Aude Extrémo (Vénus), Jean-François Lapointe (Wolfram) et José Cura (Tannhäuser). Photographie © Alain Hanel.

Les voix féminines, malgré un certain éclat doublé d'une respectable capacité de projection, suscitent plus de réserves. Étrangement la mezzo-soprano Aude Extrémo aborde le rôle de Vénus avec plus d'aigus — une destinée patronymique ? — que la soprano Annemarie Kremer dans celui d'Elisabeth, souvent cantonnée dans un spectre vocal grave. Et ce, alors que le personnage requiert une dimension quasi-juvénile et une aptitude à l'abnégation sacrificielle. Les notes hautes de la première, trop souvent métalliques, manquent en outre de stabilité tandis que la seconde ne parvient pas à ôter le léger voile qui les couvre. La diction des deux héroïnes demeure par surcroît aléatoire. Une mention pour la soprano Anaïs Constans dans le rôle du pâtre.
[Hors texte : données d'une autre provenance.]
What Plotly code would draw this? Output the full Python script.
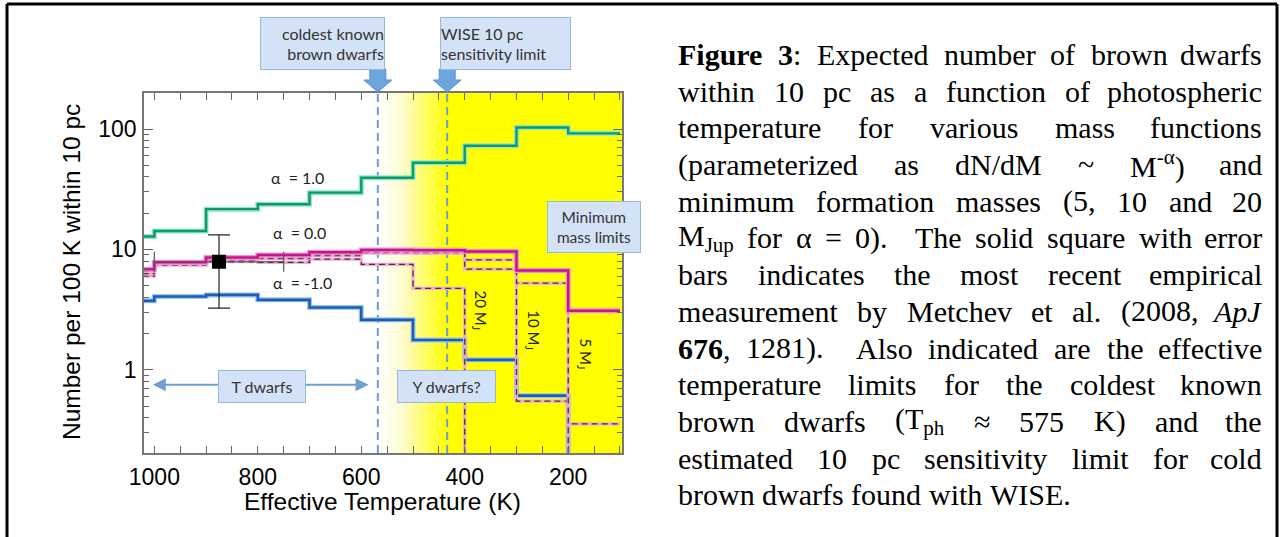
import re
import numpy as np
import plotly.graph_objects as go

# ---------------- data ----------------
T_EDGES = [1100, 1000, 900, 800, 700, 600, 500, 400, 300, 200, 100]
ALPHA_P1 = [12.8, 14.2, 21.6, 23.7, 29.6, 39.4, 52.5, 72.6, 103, 92]
ALPHA_0 = [6.85, 7.83, 8.55, 9.0, 9.48, 9.9, 9.85, 9.6, 6.67, 3.1]
ALPHA_0_5MJ = [6.6, 7.7, 8.4, 8.7, 9.2, 9.5, 9.4, 8.2, 5.25, 0.355]
ALPHA_0_10MJ = [6.3, 7.6, 8.2, 8.4, 8.9, 9.3, 9.3, 6.85, 0.55, 0]
ALPHA_0_20MJ = [6.0, 7.4, 7.9, 7.8, 8.3, 7.5, 4.75, 0, 0, 0]
ALPHA_M1 = [3.74, 4.06, 4.19, 3.81, 3.29, 2.6, 1.77, 1.21, 0.61, 0]

MEAS_T = [875]
MEAS_N = [7.9]
MEAS_T_ERR = [125]
MEAS_N_HI = [13.2]
MEAS_N_LO = [3.25]

COLDEST_T = 568
WISE_T = 434
T_DWARF_SPAN = [1003, 583]
T_DWARF_Y = 0.75

X_RANGE = [1020, 96]
Y_RANGE = [-0.691, 2.299]
X_TICKS = [1000, 800, 600, 400, 200]
Y_TICKS = [1, 10, 100]

CAPTION_LINES = [
    "<b>Figure</b> <b>3</b>: Expected number of brown dwarfs",
    "within 10 pc as a function of photospheric",
    "temperature for various mass functions",
    "(parameterized as dN/dM ~ M<sup>-α</sup>) and",
    "minimum formation masses (5, 10 and 20",
    "M<sub>Jup</sub> for α = 0).  The solid square with error",
    "bars indicates the most recent empirical",
    "measurement by Metchev et al. (2008, <i>ApJ</i>",
    "<b>676</b>, 1281).  Also indicated are the effective",
    "temperature limits for the coldest known",
    "brown dwarfs (T<sub>ph</sub> ≈ 575 K) and the",
    "estimated 10 pc sensitivity limit for cold",
    "brown dwarfs found with WISE.",
]

# ---------------- geometry helpers ----------------
W, H = 1281, 537
ML, MR, MT, MB = 144, 1281 - 622, 93, 537 - 453
PW, PH = W - ML - MR, H - MT - MB


def px2x(px):
    return (px - ML) / PW


def py2y(py):
    return (H - MB - py) / PH


FLOOR = 1e-3
YLO, YHI = 10 ** Y_RANGE[0], 10 ** Y_RANGE[1]


def steps(vals):
    v = [x if x > 0 else FLOOR for x in vals]
    return T_EDGES, v + [v[-1]]


fig = go.Figure()

# background: white -> yellow gradient, then solid yellow
frac = (WISE_T - X_RANGE[1]) / (COLDEST_T - X_RANGE[1])
fig.add_trace(go.Scatter(
    x=[COLDEST_T, X_RANGE[1], X_RANGE[1], COLDEST_T, COLDEST_T],
    y=[YLO, YLO, YHI, YHI, YLO],
    mode="lines", line=dict(width=0), fill="toself",
    fillgradient=dict(type="horizontal",
                      colorscale=[[0, "#ffffff"], [0.35 * (1 - frac), "#fffbd0"],
                                  [1 - frac, "#ffff00"], [1, "#ffff00"]]),
    hoverinfo="skip", showlegend=False))

# vertical dashed limits
for t in (COLDEST_T, WISE_T):
    fig.add_trace(go.Scatter(x=[t, t], y=[YLO, YHI], mode="lines",
                             line=dict(color="#6b9dd8", width=2, dash="8px,5px"),
                             hoverinfo="skip", showlegend=False))


def add_glow(vals, halo, core, hw, cw, dash=None):
    x, y = steps(vals)
    fig.add_trace(go.Scatter(x=x, y=y, mode="lines", line_shape="hv",
                             line=dict(color=halo, width=hw),
                             hoverinfo="skip", showlegend=False))
    fig.add_trace(go.Scatter(x=x, y=y, mode="lines", line_shape="hv",
                             line=dict(color=core, width=cw, dash=dash),
                             hoverinfo="skip", showlegend=False))


add_glow(ALPHA_P1, "#8fe8c6", "#10996c", 5, 2.4)
add_glow(ALPHA_M1, "#9cc6f2", "#1b5fb5", 5, 2.6)
for vals in (ALPHA_0_20MJ, ALPHA_0_10MJ, ALPHA_0_5MJ):
    add_glow(vals, "#f7a6da", "#3a3a3a", 3.2, 1.3, dash="6px,4px")
add_glow(ALPHA_0, "#f28fd0", "#c4178a", 5, 2.5)

# measurement with error bars
fig.add_trace(go.Scatter(
    x=MEAS_T, y=MEAS_N, mode="markers",
    marker=dict(symbol="square", size=14, color="black"),
    error_y=dict(type="data", symmetric=False,
                 array=[h - n for h, n in zip(MEAS_N_HI, MEAS_N)],
                 arrayminus=[n - l for l, n in zip(MEAS_N_LO, MEAS_N)],
                 color="#222", thickness=1.2, width=11),
    error_x=dict(type="data", array=MEAS_T_ERR, color="#555", thickness=1.2, width=10),
    hoverinfo="skip", showlegend=False))

axis_font = dict(family="Liberation Sans, Arial, sans-serif", size=23, color="black")
minor_y = [m * 10 ** d for d in (-1, 0, 1, 2) for m in range(2, 10)
           if Y_RANGE[0] < np.log10(m * 10 ** d) < Y_RANGE[1]]

fig.update_xaxes(range=X_RANGE, tickvals=X_TICKS, ticktext=[str(t) for t in X_TICKS],
                 ticks="inside", ticklen=7, tickwidth=1.2, tickcolor="#666",
                 minor=dict(dtick=50, tick0=0, ticks="inside", ticklen=7, tickwidth=1.2,
                            tickcolor="#666", showgrid=False),
                 showline=True, linecolor="#777", linewidth=1.5, mirror="ticks",
                 showgrid=False, zeroline=False, tickfont=axis_font, ticklabelstandoff=3)
fig.update_yaxes(type="log", range=Y_RANGE, tickvals=Y_TICKS, ticktext=[str(t) for t in Y_TICKS],
                 ticks="inside", ticklen=9, tickwidth=1.2, tickcolor="#666",
                 minor=dict(tickvals=minor_y, ticks="inside", ticklen=5, tickwidth=1.2,
                            tickcolor="#666", showgrid=False),
                 showline=True, linecolor="#777", linewidth=1.5, mirror="ticks",
                 showgrid=False, zeroline=False, tickfont=axis_font, ticklabelstandoff=1)

ann = []
title_font = dict(family="Liberation Sans, Arial, sans-serif", size=24.5, color="black")
ann.append(dict(text="Effective Temperature (K)", xref="paper", yref="paper",
                x=px2x(382), y=py2y(501), xanchor="center", yanchor="middle",
                showarrow=False, font=title_font))
ann.append(dict(text="Number per 100 K within 10 pc", xref="paper", yref="paper",
                x=px2x(71), y=py2y(272), xanchor="center", yanchor="middle",
                textangle=-90, showarrow=False, font=title_font))

# alpha labels
lab_font = dict(family="Lato, sans-serif", size=16, color="#222")
for txt, t, n in (("α  = 1.0", 723, 39.2), ("α  = 0.0", 719, 13.8), ("α  = -1.0", 714, 5.27)):
    ann.append(dict(text=txt, x=t, y=np.log10(n), xref="x", yref="y",
                    showarrow=False, font=lab_font))

# minimum mass labels (rotated)
for txt, t, n in (("20 M<sub>J</sub>", 370, 3.09), ("10 M<sub>J</sub>", 267, 2.15),
                  ("5 M<sub>J</sub>", 167, 1.36)):
    ann.append(dict(text=txt, x=t, y=np.log10(n), xref="x", yref="y", textangle=90,
                    showarrow=False, font=dict(family="Lato, sans-serif", size=15, color="#222")))

# T dwarfs double arrow
ly = float(np.log10(T_DWARF_Y))
ann.append(dict(text="", x=T_DWARF_SPAN[0], y=ly, ax=T_DWARF_SPAN[1], ay=ly,
                xref="x", yref="y", axref="x", ayref="y",
                showarrow=True, arrowside="end+start", arrowhead=2, startarrowhead=2,
                arrowsize=1.3, startarrowsize=1.3, arrowwidth=2, arrowcolor="#6f9fd3"))

box_font = dict(family="Lato, sans-serif", size=16, color="#333")


def box(text, cx, cy, w, h, align="center", size=16):
    ann.append(dict(text=text, xref="paper", yref="paper", x=px2x(cx), y=py2y(cy),
                    xanchor="center", yanchor="middle", width=w, height=h, align=align,
                    showarrow=False, bgcolor="#d3e2f6", bordercolor="#96b7e2",
                    borderwidth=1, borderpad=0, font=dict(box_font, size=size)))


box("coldest known<br>brown dwarfs", 322.5, 43.3, 123, 51, align="right")
box("WISE 10 pc<br>sensitivity limit", 505, 43.3, 129, 51, align="left")
box("Minimum<br>mass limits", 594, 227, 92, 50, size=15.5)
box("T dwarfs", 262, 386, 86, 31)
box("Y dwarfs?", 446, 386, 97, 31)

# block arrows below the boxes
shapes = []
arrow_path = "M -8 24 L 8 24 L 8 13 L 14 13 L 0 1 L -14 13 L -8 13 Z"
for t in (COLDEST_T, WISE_T):
    shapes.append(dict(type="path", xref="x", yref="paper", xsizemode="pixel",
                       ysizemode="pixel", xanchor=t, yanchor=1, path=arrow_path,
                       fillcolor="#6ea5dc", line=dict(color="#5b93cf", width=1)))

# outer frame
for (x0, y0, x1, y1) in ((7, 4, 1277, 4), (7, 4, 7, 545), (1277, 4, 1277, 545)):
    shapes.append(dict(type="line", xref="paper", yref="paper", x0=px2x(x0), y0=py2y(y0),
                       x1=px2x(x1), y1=py2y(y1), line=dict(color="black", width=3)))

# ---------------- caption (justified) ----------------
TIMES = {' ': 250, '(': 333, ')': 333, ',': 250, '-': 333, '.': 250, '/': 278, ':': 278,
         '=': 564, '~': 541, 'α': 520, '≈': 549,
         'A': 722, 'B': 667, 'C': 667, 'D': 722, 'E': 611, 'F': 556, 'G': 722, 'H': 722,
         'I': 333, 'J': 389, 'K': 722, 'L': 611, 'M': 889, 'N': 722, 'O': 722, 'P': 556,
         'Q': 722, 'R': 667, 'S': 556, 'T': 611, 'U': 722, 'V': 722, 'W': 944, 'X': 722,
         'Y': 722, 'Z': 611,
         'a': 444, 'b': 500, 'c': 444, 'd': 500, 'e': 444, 'f': 333, 'g': 500, 'h': 500,
         'i': 278, 'j': 278, 'k': 500, 'l': 278, 'm': 778, 'n': 500, 'o': 500, 'p': 500,
         'q': 500, 'r': 333, 's': 389, 't': 278, 'u': 500, 'v': 500, 'w': 722, 'x': 500,
         'y': 500, 'z': 444}
TIMES_B = {'F': 611, 'i': 278, 'g': 500, 'u': 556, 'r': 444, 'e': 444}
TIMES_I = {'A': 611, 'p': 500, 'J': 444}


def text_width(word, fs):
    bold = italic = False
    scale = 1.0
    w = 0
    for tok in re.split(r'(<[^>]+>)', word):
        if not tok:
            continue
        if tok.startswith('<'):
            t = tok.lower()
            if t == '<b>':
                bold = True
            elif t == '</b>':
                bold = False
            elif t == '<i>':
                italic = True
            elif t == '</i>':
                italic = False
            elif t in ('<sub>', '<sup>'):
                scale = 0.7
            elif t in ('</sub>', '</sup>'):
                scale = 1.0
            continue
        for ch in tok:
            table = TIMES_B if bold else (TIMES_I if italic else TIMES)
            w += table.get(ch, TIMES.get(ch, 500)) * scale
    return w / 1000 * fs


CAP_FS = 30
CAP_L, CAP_R = 677, 1263
CAP_BASE0, CAP_PITCH = 64.3, 36.7
cap_font = dict(family="Liberation Serif, Times New Roman, serif", size=CAP_FS, color="black")
for i, line in enumerate(CAPTION_LINES):
    words = line.split(' ')
    widths = [text_width(wd, CAP_FS) for wd in words]
    last = i == len(CAPTION_LINES) - 1
    if last:
        gap = 0.25 * CAP_FS
    else:
        gap = (CAP_R - CAP_L - sum(widths)) / (len(words) - 1)
    cy = CAP_BASE0 + i * CAP_PITCH - 0.33 * CAP_FS
    xpos = CAP_L
    for k, (wd, ww) in enumerate(zip(words, widths)):
        if wd:
            if k == len(words) - 1 and not last:
                ann.append(dict(text=wd, xref="paper", yref="paper", x=px2x(CAP_R), y=py2y(cy),
                                xanchor="right", yanchor="middle", showarrow=False,
                                font=cap_font, borderpad=0))
            else:
                ann.append(dict(text=wd, xref="paper", yref="paper", x=px2x(xpos), y=py2y(cy),
                                xanchor="left", yanchor="middle", showarrow=False,
                                font=cap_font, borderpad=0))
        xpos += ww + gap

fig.update_layout(width=W, height=H, margin=dict(l=ML, r=MR, t=MT, b=MB, pad=0),
                  paper_bgcolor="white", plot_bgcolor="white",
                  annotations=ann, shapes=shapes, showlegend=False)

fig.write_html("out.html", config={"displayModeBar": False},
               post_script="document.body.style.margin='0';document.body.style.overflow='hidden';")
Au final, ce Tannhäuser de Monaco se révèle une expérience intéressante, instructive mais qui n'a rien à voir avec, par exemple, l'immense succès du Rheingold de Jean-Louis Grinda à inscrire dans les annales de l'opéra de Monte-Carlo : un succès, expliquerait Richard Wagner dans sa célèbre Communication à mes amis (1851), par « la puissance de réceptivité » lorsque l'artiste « n'a d'autre but que la satisfaction du besoin instinctif d'imiter l'objet dont l'attrait sur lui [et sans doute sur le spectateur] est le plus puissant ».